Nah, dari dua karya tersebut, Stonehead menegaskan bahwa ada perbedaan mencolok pada bagian lirik, jika dibandingkan dengan kandungan pesan di “Takdir”.

“Pada album pertama lirik musik kami banyak membahas tentang positif, mental, attitude. Pada album kedua lirik musik kami membahas tentang keimanan dan perlawanan terhadap kesewenangan. Sedangkan pada lirik album ‘Takdir’ ini, kami membahas beberapa hal yang sentimental, realistis dan dekat dengan keadaan diri kami.”

“Takdir” tidak hanya tentang menerima ujian, tetapi juga mengenai bagaimana manusia menghadapinya serta menjadi pijakan utama dalam menjalani kehidupan. Menerima dan melepaskan ketidakpastian bukanlah tanda kelemahan, melainkan kebijksanaan yang mengakui keterbatasan manusia dan mengangkat tangan sebagai ekspresi rasa setia.

Proses kreatif penggarapan album “Takdir” sendiri berawal dari ide riff gitar dan pembuatan lirik. Ketika riff gitar sudah jadi, para personelnya lalu masuk studio untuk membuat aransemen musiknya secara lengkap. Setelah itu melakukan pengepasan antara musik dengan lirik yang sudah dibuat. Setelah itu, barulah mereka eksekusi di studio rekaman. Tapi khusus untuk lagu “Home”, riff gitarnya dibuat oleh Ryan Patroz, dramer Outright, band hardcore Bandung.

Lalu karena adanya keterbatasan sumber daya studio rekaman di kota asal Stonehead, mereka akhirnya membagi prosesnya ke beberapa studio rekaman. Tahap awal, mereka merekam isian dram di Hollow Lab Studio, Banjarmasin. Selanjutnya, merekam gitar dan bass di Nolep Records, Palangka Raya. Lalu untuk vokal di G2 Studio, juga di Palangka Raya. Terakhir, pemolesan mixing dan mastering dipercayakan kepala Riduan Miko di Nolep Records II, Pangkalan Bun. Proses kreatif dan rekaman sampai fase final mixing dan mastering kurang lebih menghabiskan waktu selama delapan bulan.

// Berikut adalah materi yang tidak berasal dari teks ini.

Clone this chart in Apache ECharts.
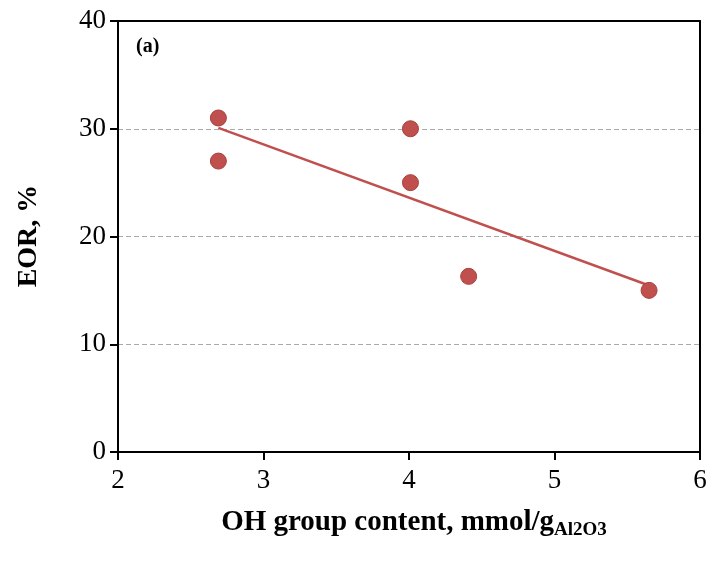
<!DOCTYPE html>
<html>
<head>
<meta charset="utf-8">
<script src="https://cdn.jsdelivr.net/npm/echarts@6/dist/echarts.min.js"></script>
<style>
  html, body { margin: 0; padding: 0; background: #fff; }
  #chart { width: 715px; height: 569px; }
</style>
</head>
<body>
<div id="chart"></div>
<script>
// OH group content (mmol/g Al2O3) and enhanced oil recovery (%)
var ohContent = [2.69, 2.69, 4.01, 4.01, 4.41, 5.65];
var eorValues = [31, 27, 30, 25, 16.3, 15];
var xTicks = [2, 3, 4, 5, 6];
var yTicks = [0, 10, 20, 30, 40];

// least-squares trend line across the measured points
function linearFit(xs, ys) {
  var n = xs.length, mx = 0, my = 0;
  for (var i = 0; i < n; i++) { mx += xs[i]; my += ys[i]; }
  mx /= n; my /= n;
  var sxx = 0, sxy = 0;
  for (var j = 0; j < n; j++) {
    sxx += (xs[j] - mx) * (xs[j] - mx);
    sxy += (xs[j] - mx) * (ys[j] - my);
  }
  var slope = sxy / sxx;
  return { slope: slope, intercept: my - slope * mx };
}
var fit = linearFit(ohContent, eorValues);
var xMin = Math.min.apply(null, ohContent), xMax = Math.max.apply(null, ohContent);
var trend = [[xMin, fit.intercept + fit.slope * xMin], [xMax, fit.intercept + fit.slope * xMax]];

var points = ohContent.map(function (x, i) { return [x, eorValues[i]]; });

var serif = '"Liberation Serif", "Times New Roman", serif';
var frameLine = { show: true, onZero: false, lineStyle: { color: '#000', width: 2 } };
var xRange = { type: 'value', min: xTicks[0], max: xTicks[xTicks.length - 1], interval: 1 };
var yRange = { type: 'value', min: yTicks[0], max: yTicks[yTicks.length - 1], interval: 10 };

var chart = echarts.init(document.getElementById('chart'));
chart.setOption({
  animation: false,
  backgroundColor: '#fff',
  grid: { left: 118, right: 15, top: 21, bottom: 117 },
  xAxis: [
    Object.assign({}, xRange, {
      position: 'bottom',
      axisLine: frameLine,
      axisTick: { show: true, inside: false, length: 8, lineStyle: { color: '#000', width: 2 } },
      axisLabel: { color: '#000', fontFamily: serif, fontSize: 27, margin: 15 },
      splitLine: { show: false }
    }),
    // top edge of the plot frame
    Object.assign({}, xRange, {
      position: 'top',
      axisLine: frameLine, axisTick: { show: false }, axisLabel: { show: false }, splitLine: { show: false }
    })
  ],
  yAxis: [
    Object.assign({}, yRange, {
      position: 'left',
      axisLine: frameLine,
      axisTick: { show: true, inside: false, length: 8, lineStyle: { color: '#000', width: 2 } },
      axisLabel: { color: '#000', fontFamily: serif, fontSize: 27, margin: 12 },
      splitLine: { show: true, lineStyle: { color: '#aaa', type: [5, 3], width: 1 } }
    }),
    // right edge of the plot frame
    Object.assign({}, yRange, {
      position: 'right',
      axisLine: frameLine, axisTick: { show: false }, axisLabel: { show: false }, splitLine: { show: false }
    })
  ],
  graphic: [
    {
      type: 'text', left: 136, top: 37,
      style: { text: '(a)', font: 'bold 20px ' + serif, fill: '#000' }
    },
    {
      type: 'text', x: 29, y: 236, rotation: Math.PI / 2,
      style: { text: 'EOR, %', font: 'bold 28px ' + serif, fill: '#000', align: 'center', verticalAlign: 'middle' }
    },
    {
      type: 'text', x: 414, y: 523,
      style: {
        text: '{m|OH group content, mmol/g}{s|Al2O3}',
        align: 'center', verticalAlign: 'middle',
        rich: {
          m: { font: 'bold 29px ' + serif, color: '#000' },
          s: { font: 'bold 19px ' + serif, color: '#000', padding: [15, 0, 0, 0] }
        }
      }
    }
  ],
  series: [
    {
      type: 'line', data: trend, symbol: 'none', silent: true,
      lineStyle: { color: '#C0504D', width: 2.5 }, z: 2
    },
    {
      type: 'scatter', data: points, symbol: 'circle', symbolSize: 16,
      itemStyle: { color: '#C0504D', borderColor: '#A8403C', borderWidth: 1, opacity: 1 }, z: 3
    }
  ]
});
</script>
</body>
</html>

Di lagu yang dijadikan judul album, “Takdir” disebut Stonehead merupakan lagu yang menurut mereka paling menantang. Mereka sepakat harus memberikan sentuhan ekstra di lagu tersebut, baik dari konsep, penulisan lirik dan aransemen.

“Salah satu kendala teknis pada saat proses rekaman lagu ini adalah Nolep Records yang harus berpindah domisili keluar kota, sementara pada saat itu kami masih memerlukan vokal sing along dan isian vokal perempuan di bagian lagu ini. Pada akhirnya vokal sing along dan perempuan diisi oleh kawan-kawan yang ada di kota tersebut.”

Selain lagu “Takdir” dan “Home”, album tersebut juga memuat lagu “Burn In Hell”, “Sabar Itu Mengesalkan” dan “Cinta Tak Harus Memiliki”.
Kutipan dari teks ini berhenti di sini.